Hello ImpulseZip! I visited your port and wanted you to know how much I enjoyed "Death and Cherries" .
Initial Reaction: You have a great storytelling voice and I thoroughly enjoyed "hearing" you relate the anecdotes in your amusing and comical tone.
What I liked: I loved each of the stories justifying the statement made in the opening paragraph: ...my point is this: There are certain smells that just don't go together. Each was told in a lighthearted manner that got more than a couple of chuckles out of me! There were so many funny moments, but I think my favorite line was this one: That smell is unmistakable to Stacey because she had a lifelong fear – I guano you not – of bats eating her hair.
Suggestions: I want to point out a problem I noticed in this piece regarding verb tenses. The story is actually a first person narrative in which the POV ("I", or the narrator) speaks to the audience in the present tense, and relates scenarios that have taken place in the past. So, the excerpts when "I" talks directly to the reader (mainly the phrase, but my point is this:; the lines, Let's look at another example. and This brings us up to today, or rather, this weekend.; and the entire last paragraph), must be written in the present tense. Everything else needs to be reworded so that it's told in the past tense.

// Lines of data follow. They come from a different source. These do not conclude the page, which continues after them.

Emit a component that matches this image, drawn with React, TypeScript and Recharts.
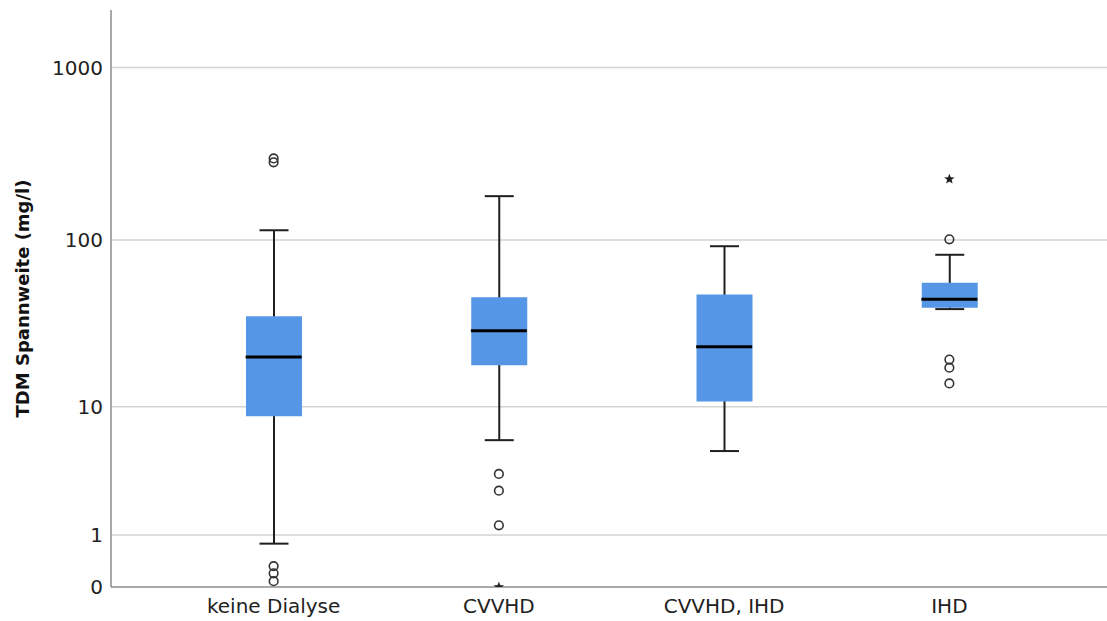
import React from "react";
import {
  ComposedChart, Bar, Line, XAxis, YAxis, ReferenceLine, Label,
} from "recharts";

// TDM range per dialysis group (mg/l): five-number summaries plus outliers
const categories = ["keine Dialyse", "CVVHD", "CVVHD, IHD", "IHD"];
const whiskerLow = [0.78, 6.05, 5.1, 39.3];
const q1 = [8.7, 18.1, 10.8, 40];
const median = [20.3, 29.2, 23.4, 45];
const q3 = [35.7, 46.1, 48, 56.2];
const whiskerHigh = [114, 180, 92, 82];
const circleOutliers: number[][] = [
  [283, 298, 0.32, 0.2, 0.08],
  [3.5, 2.6, 1.27],
  [],
  [101, 19.6, 17.5, 14],
];
const starOutliers: number[][] = [[], [0], [], [226]];
const yTickValues = [0, 1, 10, 100, 1000];

// axis works on log10(v + 1) so that 0 stays on the scale
const toAxis = (v: number) => Math.log10(v + 1);
const fromAxis = (t: number) => Math.round(Math.pow(10, t) - 1);

const rows = categories.map((name, i) => {
  const row: Record<string, any> = {
    name,
    whisker: [toAxis(whiskerLow[i]), toAxis(whiskerHigh[i])],
    box: [toAxis(q1[i]), toAxis(q3[i])],
    med: toAxis(median[i]),
  };
  circleOutliers[i].forEach((v, k) => (row[`c${k}`] = toAxis(v)));
  starOutliers[i].forEach((v, k) => (row[`s${k}`] = toAxis(v)));
  return row;
});

const BOX_W = 56;
const CAP_W = 29;
const INK = "#1f1f1f";
const AXIS_PAD = { left: 50, right: 45 };

const WhiskerShape = (props: any) => {
  const { x, y, width, height } = props;
  const cx = x + width / 2;
  const top = Math.min(y, y + height);
  const bottom = Math.max(y, y + height);
  return (
    <g>
      <line x1={cx} x2={cx} y1={top} y2={bottom} stroke={INK} strokeWidth={2} />
      <line x1={cx - CAP_W / 2} x2={cx + CAP_W / 2} y1={top} y2={top} stroke={INK} strokeWidth={2} />
      <line x1={cx - CAP_W / 2} x2={cx + CAP_W / 2} y1={bottom} y2={bottom} stroke={INK} strokeWidth={2} />
    </g>
  );
};

const missing = (p: any) => p.value == null || p.cy == null || Number.isNaN(p.cy);

const MedianDot = (p: any) => {
  if (missing(p)) return <g key={`m-${p.index}`} />;
  return (
    <line key={`m-${p.index}`} x1={p.cx - BOX_W / 2} x2={p.cx + BOX_W / 2}
      y1={p.cy} y2={p.cy} stroke="#000" strokeWidth={3} />
  );
};

const CircleDot = (p: any) => {
  if (missing(p)) return <g key={`c-${p.dataKey}-${p.index}`} />;
  return (
    <circle key={`c-${p.dataKey}-${p.index}`} cx={p.cx} cy={p.cy} r={4.3}
      fill="none" stroke="#333" strokeWidth={1.6} />
  );
};

const StarDot = (p: any) => {
  if (missing(p)) return <g key={`s-${p.dataKey}-${p.index}`} />;
  const pts: string[] = [];
  for (let k = 0; k < 10; k++) {
    const r = k % 2 === 0 ? 5.5 : 2.3;
    const a = -Math.PI / 2 + (k * Math.PI) / 5;
    pts.push(`${p.cx + r * Math.cos(a)},${p.cy + r * Math.sin(a)}`);
  }
  return <polygon key={`s-${p.dataKey}-${p.index}`} points={pts.join(" ")} fill={INK} />;
};

const YTitle = (props: any) => {
  const { viewBox } = props;
  const x = viewBox.x + 22;
  const y = viewBox.y + viewBox.height / 2;
  return (
    <text x={x} y={y} transform={`rotate(-90, ${x}, ${y})`} textAnchor="middle"
      dominantBaseline="central" fontSize={18} fontWeight="bold" fill="#111">
      TDM Spannweite (mg/l)
    </text>
  );
};

// horizontal grid only at the labelled ticks; zero sits on the axis line
const gridValues = yTickValues.filter((v) => v > 0);
const circleKeys = [0, 1, 2, 3, 4].map((k) => `c${k}`);
const starKeys = ["s0"];

export default function App() {
  return (
    <div style={{ position: "absolute", left: 0, top: 0, background: "#fff", fontFamily: "DejaVu Sans, sans-serif" }}>
      <ComposedChart width={1107} height={621} data={rows}
        margin={{ top: 10, right: 0, bottom: 0, left: 0 }}>
        <XAxis xAxisId="main" dataKey="name" height={34} padding={AXIS_PAD}
          tickLine={false} tickSize={0} tickMargin={12}
          axisLine={{ stroke: "#8c8c8c", strokeWidth: 1.5 }}
          tick={{ fontSize: 20, fill: "#222" }} interval={0} />
        <XAxis xAxisId="whisk" dataKey="name" hide padding={AXIS_PAD} />
        <YAxis width={111} domain={[0, 3.333]} type="number" allowDataOverflow
          ticks={yTickValues.map(toAxis)} tickFormatter={fromAxis}
          tickLine={false} tickSize={0} tickMargin={8}
          axisLine={{ stroke: "#8c8c8c", strokeWidth: 1.5 }}
          tick={{ fontSize: 20, fill: "#222" }}>
          <Label content={YTitle} />
        </YAxis>
        {gridValues.map((v) => (
          <ReferenceLine key={v} xAxisId="main" y={toAxis(v)} stroke="#d3d3d3"
            strokeWidth={1.5} zIndex={-100} />
        ))}
        <Bar xAxisId="whisk" dataKey="whisker" barSize={BOX_W} shape={WhiskerShape}
          isAnimationActive={false} />
        <Bar xAxisId="main" dataKey="box" barSize={BOX_W} fill="#5596e6"
          isAnimationActive={false} />
        <Line xAxisId="main" dataKey="med" stroke="none" dot={MedianDot}
          activeDot={false} isAnimationActive={false} />
        {circleKeys.map((k) => (
          <Line key={k} xAxisId="main" dataKey={k} stroke="none" dot={CircleDot}
            activeDot={false} isAnimationActive={false} />
        ))}
        {starKeys.map((k) => (
          <Line key={k} xAxisId="main" dataKey={k} stroke="none" dot={StarDot}
            activeDot={false} isAnimationActive={false} />
        ))}
      </ComposedChart>
    </div>
  );
}
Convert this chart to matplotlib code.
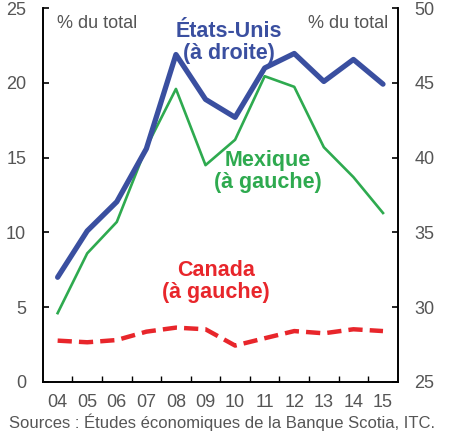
import matplotlib.pyplot as plt

plt.rcParams['font.family'] = ['Liberation Sans', 'DejaVu Sans']

years = ['04', '05', '06', '07', '08', '09', '10', '11', '12', '13', '14', '15']
usa = [32.0, 35.1, 37.05, 40.6, 46.9, 43.9, 42.7, 46.0, 46.97, 45.1, 46.57, 44.92]
mexique = [4.6, 8.6, 10.7, 15.7, 19.6, 14.5, 16.2, 20.45, 19.74, 15.7, 13.7, 11.3]
canada = [2.76, 2.65, 2.8, 3.36, 3.63, 3.52, 2.43, 2.92, 3.4, 3.25, 3.52, 3.4]

blue = '#3a4fa0'
green = '#2eaa4f'
red = '#e8262b'
grey = '#555555'

fig = plt.figure(figsize=(4.51, 4.32), dpi=100)
ax = fig.add_axes([0.095, 0.116, 0.787, 0.865])
ax2 = ax.twinx()

x = range(len(years))
ax.plot(x, mexique, color=green, lw=1.9, zorder=2)
ax.plot(x, canada, color=red, lw=3.2, dashes=(3.2, 1.6), zorder=2)
ax2.plot(x, usa, color=blue, lw=3.8, solid_capstyle='round', zorder=3)

ax.set_xlim(-0.5, 11.5)
ax.set_ylim(0, 25)
ax2.set_ylim(25, 50)
ax.set_yticks(range(0, 26, 5))
ax2.set_yticks(range(25, 51, 5))
ax.set_xticks(list(x))
ax.set_xticklabels(years)
ax.set_xticks([i + 0.5 for i in range(11)], minor=True)

for a in (ax, ax2):
    a.spines['top'].set_visible(False)
    for s in a.spines.values():
        s.set_linewidth(1.2)
    a.tick_params(axis='y', direction='in', length=4, width=1.2,
                  labelsize=13, labelcolor=grey, pad=12)
ax.tick_params(axis='x', which='major', length=0, labelsize=13,
               labelcolor=grey, pad=9)
ax.tick_params(axis='x', which='minor', direction='in', length=4, width=1)

ax.text(0.04, 0.96, '% du total', transform=ax.transAxes, fontsize=13,
        color=grey, va='center', ha='left')
ax.text(0.972, 0.96, '% du total', transform=ax.transAxes, fontsize=13,
        color=grey, va='center', ha='right')

ax.text(0.524, 0.908, 'États-Unis\n(à droite)', transform=ax.transAxes,
        fontsize=15.5, fontweight='bold', color=blue, ha='center', va='center',
        linespacing=1.05, zorder=5)
ax.text(0.634, 0.563, 'Mexique\n(à gauche)', transform=ax.transAxes,
        fontsize=15.5, fontweight='bold', color=green, ha='center', va='center',
        linespacing=1.05)
ax.text(0.487, 0.269, 'Canada\n(à gauche)', transform=ax.transAxes,
        fontsize=15.5, fontweight='bold', color=red, ha='center', va='center',
        linespacing=1.05)

fig.text(0.492, 0.002, 'Sources : Études économiques de la Banque Scotia, ITC.',
         fontsize=12, color=grey, ha='center', va='bottom')

fig.savefig('out.png', dpi=100)
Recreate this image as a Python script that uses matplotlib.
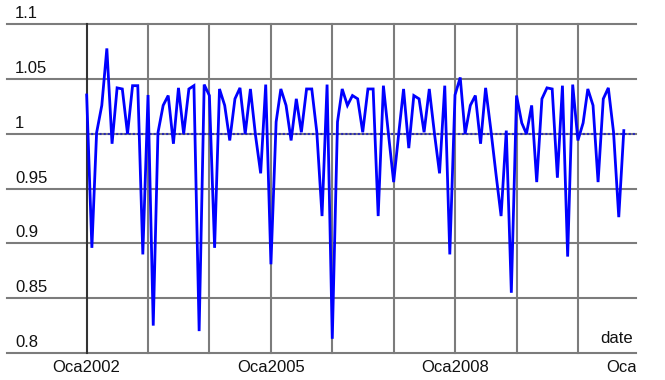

Here's an example of erroneous verb tense shifts:
One Monday morning, as the San Antonio sun rose (past tense) and its light shown (past) through the garage and heated (past) up the bat condominiums, the unmistakable smell of bat guano reached (past) our cubes. That smell is (present tense) unmistakable to me partially because of my lifelong love of bats and partially because a close relative once opened a tub of bat guano in our sealed car. -- Don't shift out of past tense, use 'was' in place of 'is'. This anecdote goes on like this:
One quick call and one long wait later, maintenance shows up with an intelligent can of air freshener. Here we go again. Before I can stop him, he sprays the entire area. This time it's citrus-scented. "How's that!" he grins, like he just solved anything. "Great", I say, "I'm orangasmic with delight." He wanders off, the sarcasm still floating in the crowded air. Soon the spray combines with the reek of guano and I find myself in a bat-infested orange grove. Welcome to the dark side of the Sunshine State. Enjoy your stay. I recommend rewriting this in this way:
One quick call and one long wait later, maintenance showed up with an intelligent can of air freshener. Here we go again. Before I could stop him, he sprayed the entire area. This time it was citrus-scented. "How's that!" He grinned, like he'd just solved something. "Great," I said, "I'm orangasmic with delight." He wandered off, the sarcasm still floating in the crowded air. Soon the spray combined with the reek of guano and I found myself in a bat-infested orange grove, whose slogan would have been, "Welcome to the dark side of the Sunshine State. Enjoy your stay." -- Or something like that, you get the idea
Grammar/Spelling Oops!: I have a couple of editorial suggestions:
One spring, an egregious number of bats decided to roost in the concrete seams of the company's garage. The second floor of the garage to be exact, a matter of feet from my cubicle. -- The second sentence is actually a fragment, so I suggest one of two possible fixes. Either combine the two clauses and link them with a semi-colon, making one long sentence; or, make the fragment a complete sentence by including a subject and a predicate. (Ex: Their habitat's location was on the second floor of the garage to be exact, a matter of feet from my cubicle.)
...a water pipe broke in our yard and a section of the lawn was getting more than it's fair share of water... -- it's should be its.
Overall, this is an engaging and highly entertaining read. I thoroughly enjoyed it!